Please transcribe the data that follows without the pictures, keeping every word the same.

════════

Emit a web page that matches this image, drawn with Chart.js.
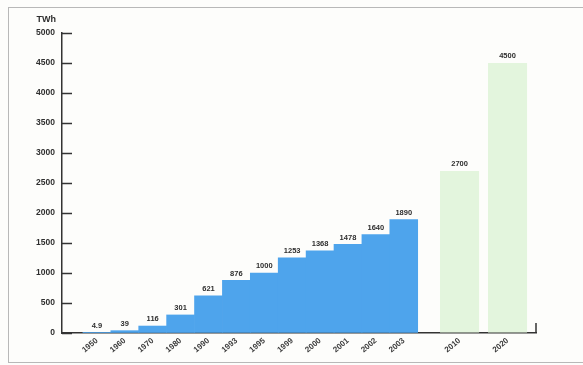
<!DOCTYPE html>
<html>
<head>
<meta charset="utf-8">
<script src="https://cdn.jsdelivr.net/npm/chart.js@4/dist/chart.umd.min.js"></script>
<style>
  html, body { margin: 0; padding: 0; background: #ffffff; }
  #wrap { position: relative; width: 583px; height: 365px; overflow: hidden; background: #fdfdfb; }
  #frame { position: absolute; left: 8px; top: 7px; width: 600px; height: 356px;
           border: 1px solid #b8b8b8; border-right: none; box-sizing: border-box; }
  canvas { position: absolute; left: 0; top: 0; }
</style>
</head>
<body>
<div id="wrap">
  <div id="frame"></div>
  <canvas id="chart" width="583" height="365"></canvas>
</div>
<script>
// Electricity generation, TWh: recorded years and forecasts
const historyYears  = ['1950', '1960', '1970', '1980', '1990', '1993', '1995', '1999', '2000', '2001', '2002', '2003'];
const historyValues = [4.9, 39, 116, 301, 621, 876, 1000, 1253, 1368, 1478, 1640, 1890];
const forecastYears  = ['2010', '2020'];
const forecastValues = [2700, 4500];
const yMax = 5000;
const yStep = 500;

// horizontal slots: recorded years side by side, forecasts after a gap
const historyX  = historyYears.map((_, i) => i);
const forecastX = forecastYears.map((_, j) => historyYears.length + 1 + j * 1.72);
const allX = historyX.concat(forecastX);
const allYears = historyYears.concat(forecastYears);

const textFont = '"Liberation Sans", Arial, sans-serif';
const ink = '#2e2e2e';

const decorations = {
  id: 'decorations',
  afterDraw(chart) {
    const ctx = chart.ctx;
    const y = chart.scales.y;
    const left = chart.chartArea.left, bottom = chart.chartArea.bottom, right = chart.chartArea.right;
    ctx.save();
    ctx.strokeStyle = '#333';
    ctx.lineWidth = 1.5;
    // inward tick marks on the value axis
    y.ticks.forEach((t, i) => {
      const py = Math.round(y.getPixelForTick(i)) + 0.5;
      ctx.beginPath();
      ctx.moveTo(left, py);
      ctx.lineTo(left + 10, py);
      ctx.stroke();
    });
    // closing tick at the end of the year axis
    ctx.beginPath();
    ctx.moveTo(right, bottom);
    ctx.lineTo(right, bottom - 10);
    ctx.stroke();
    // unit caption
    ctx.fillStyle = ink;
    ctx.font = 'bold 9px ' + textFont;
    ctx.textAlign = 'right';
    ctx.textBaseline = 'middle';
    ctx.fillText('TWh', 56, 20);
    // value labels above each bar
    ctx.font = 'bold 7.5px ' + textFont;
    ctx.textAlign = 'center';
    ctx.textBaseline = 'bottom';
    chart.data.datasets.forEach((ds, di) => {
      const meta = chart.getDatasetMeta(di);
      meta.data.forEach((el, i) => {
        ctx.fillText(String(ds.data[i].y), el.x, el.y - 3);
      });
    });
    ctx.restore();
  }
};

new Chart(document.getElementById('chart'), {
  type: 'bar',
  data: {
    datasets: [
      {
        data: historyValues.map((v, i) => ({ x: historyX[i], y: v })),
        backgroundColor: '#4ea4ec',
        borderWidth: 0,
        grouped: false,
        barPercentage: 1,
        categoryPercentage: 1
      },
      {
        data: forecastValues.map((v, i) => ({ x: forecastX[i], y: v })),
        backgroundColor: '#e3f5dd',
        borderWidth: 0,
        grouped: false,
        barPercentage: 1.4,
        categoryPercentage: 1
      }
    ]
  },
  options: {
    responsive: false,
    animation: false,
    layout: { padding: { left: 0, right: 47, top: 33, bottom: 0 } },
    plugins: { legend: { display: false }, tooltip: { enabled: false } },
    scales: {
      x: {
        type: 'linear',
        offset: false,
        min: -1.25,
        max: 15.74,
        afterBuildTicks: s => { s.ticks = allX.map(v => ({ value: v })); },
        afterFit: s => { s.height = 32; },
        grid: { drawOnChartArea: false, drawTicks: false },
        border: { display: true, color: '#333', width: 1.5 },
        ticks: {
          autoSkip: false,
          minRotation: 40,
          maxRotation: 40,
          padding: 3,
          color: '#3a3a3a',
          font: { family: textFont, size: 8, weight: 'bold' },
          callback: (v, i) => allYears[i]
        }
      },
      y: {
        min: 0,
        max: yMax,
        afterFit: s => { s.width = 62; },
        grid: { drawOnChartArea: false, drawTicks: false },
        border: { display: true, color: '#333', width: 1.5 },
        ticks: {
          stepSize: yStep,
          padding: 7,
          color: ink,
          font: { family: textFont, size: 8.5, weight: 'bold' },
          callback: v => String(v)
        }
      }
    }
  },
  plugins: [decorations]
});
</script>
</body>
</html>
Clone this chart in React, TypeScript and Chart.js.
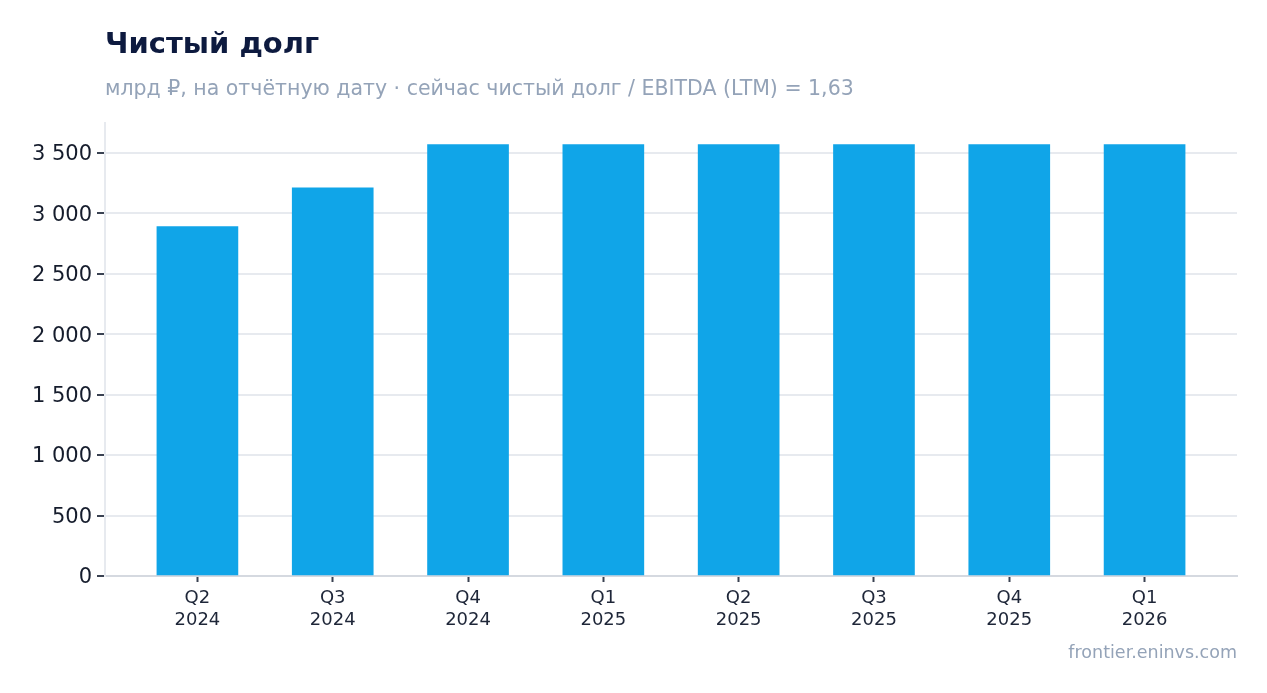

════════

● **In response**:
Emit a web page that matches this image, drawn with Chart.js.
<!DOCTYPE html>
<html>
<head>
<meta charset="utf-8">
<script src="https://cdn.jsdelivr.net/npm/chart.js@4/dist/chart.umd.min.js"></script>
<style>
  html, body { margin: 0; padding: 0; background: #ffffff; }
  #wrap { position: relative; width: 583px; height: 365px; overflow: hidden; background: #fdfdfb; }
  #frame { position: absolute; left: 8px; top: 7px; width: 600px; height: 356px;
           border: 1px solid #b8b8b8; border-right: none; box-sizing: border-box; }
  canvas { position: absolute; left: 0; top: 0; }
</style>
</head>
<body>
<div id="wrap">
  <div id="frame"></div>
  <canvas id="chart" width="583" height="365"></canvas>
</div>
<script>
// Electricity generation, TWh: recorded years and forecasts
const historyYears  = ['1950', '1960', '1970', '1980', '1990', '1993', '1995', '1999', '2000', '2001', '2002', '2003'];
const historyValues = [4.9, 39, 116, 301, 621, 876, 1000, 1253, 1368, 1478, 1640, 1890];
const forecastYears  = ['2010', '2020'];
const forecastValues = [2700, 4500];
const yMax = 5000;
const yStep = 500;

// horizontal slots: recorded years side by side, forecasts after a gap
const historyX  = historyYears.map((_, i) => i);
const forecastX = forecastYears.map((_, j) => historyYears.length + 1 + j * 1.72);
const allX = historyX.concat(forecastX);
const allYears = historyYears.concat(forecastYears);

const textFont = '"Liberation Sans", Arial, sans-serif';
const ink = '#2e2e2e';

const decorations = {
  id: 'decorations',
  afterDraw(chart) {
    const ctx = chart.ctx;
    const y = chart.scales.y;
    const left = chart.chartArea.left, bottom = chart.chartArea.bottom, right = chart.chartArea.right;
    ctx.save();
    ctx.strokeStyle = '#333';
    ctx.lineWidth = 1.5;
    // inward tick marks on the value axis
    y.ticks.forEach((t, i) => {
      const py = Math.round(y.getPixelForTick(i)) + 0.5;
      ctx.beginPath();
      ctx.moveTo(left, py);
      ctx.lineTo(left + 10, py);
      ctx.stroke();
    });
    // closing tick at the end of the year axis
    ctx.beginPath();
    ctx.moveTo(right, bottom);
    ctx.lineTo(right, bottom - 10);
    ctx.stroke();
    // unit caption
    ctx.fillStyle = ink;
    ctx.font = 'bold 9px ' + textFont;
    ctx.textAlign = 'right';
    ctx.textBaseline = 'middle';
    ctx.fillText('TWh', 56, 20);
    // value labels above each bar
    ctx.font = 'bold 7.5px ' + textFont;
    ctx.textAlign = 'center';
    ctx.textBaseline = 'bottom';
    chart.data.datasets.forEach((ds, di) => {
      const meta = chart.getDatasetMeta(di);
      meta.data.forEach((el, i) => {
        ctx.fillText(String(ds.data[i].y), el.x, el.y - 3);
      });
    });
    ctx.restore();
  }
};

new Chart(document.getElementById('chart'), {
  type: 'bar',
  data: {
    datasets: [
      {
        data: historyValues.map((v, i) => ({ x: historyX[i], y: v })),
        backgroundColor: '#4ea4ec',
        borderWidth: 0,
        grouped: false,
        barPercentage: 1,
        categoryPercentage: 1
      },
      {
        data: forecastValues.map((v, i) => ({ x: forecastX[i], y: v })),
        backgroundColor: '#e3f5dd',
        borderWidth: 0,
        grouped: false,
        barPercentage: 1.4,
        categoryPercentage: 1
      }
    ]
  },
  options: {
    responsive: false,
    animation: false,
    layout: { padding: { left: 0, right: 47, top: 33, bottom: 0 } },
    plugins: { legend: { display: false }, tooltip: { enabled: false } },
    scales: {
      x: {
        type: 'linear',
        offset: false,
        min: -1.25,
        max: 15.74,
        afterBuildTicks: s => { s.ticks = allX.map(v => ({ value: v })); },
        afterFit: s => { s.height = 32; },
        grid: { drawOnChartArea: false, drawTicks: false },
        border: { display: true, color: '#333', width: 1.5 },
        ticks: {
          autoSkip: false,
          minRotation: 40,
          maxRotation: 40,
          padding: 3,
          color: '#3a3a3a',
          font: { family: textFont, size: 8, weight: 'bold' },
          callback: (v, i) => allYears[i]
        }
      },
      y: {
        min: 0,
        max: yMax,
        afterFit: s => { s.width = 62; },
        grid: { drawOnChartArea: false, drawTicks: false },
        border: { display: true, color: '#333', width: 1.5 },
        ticks: {
          stepSize: yStep,
          padding: 7,
          color: ink,
          font: { family: textFont, size: 8.5, weight: 'bold' },
          callback: v => String(v)
        }
      }
    }
  },
  plugins: [decorations]
});
</script>
</body>
</html>
Clone this chart in React, TypeScript and Chart.js.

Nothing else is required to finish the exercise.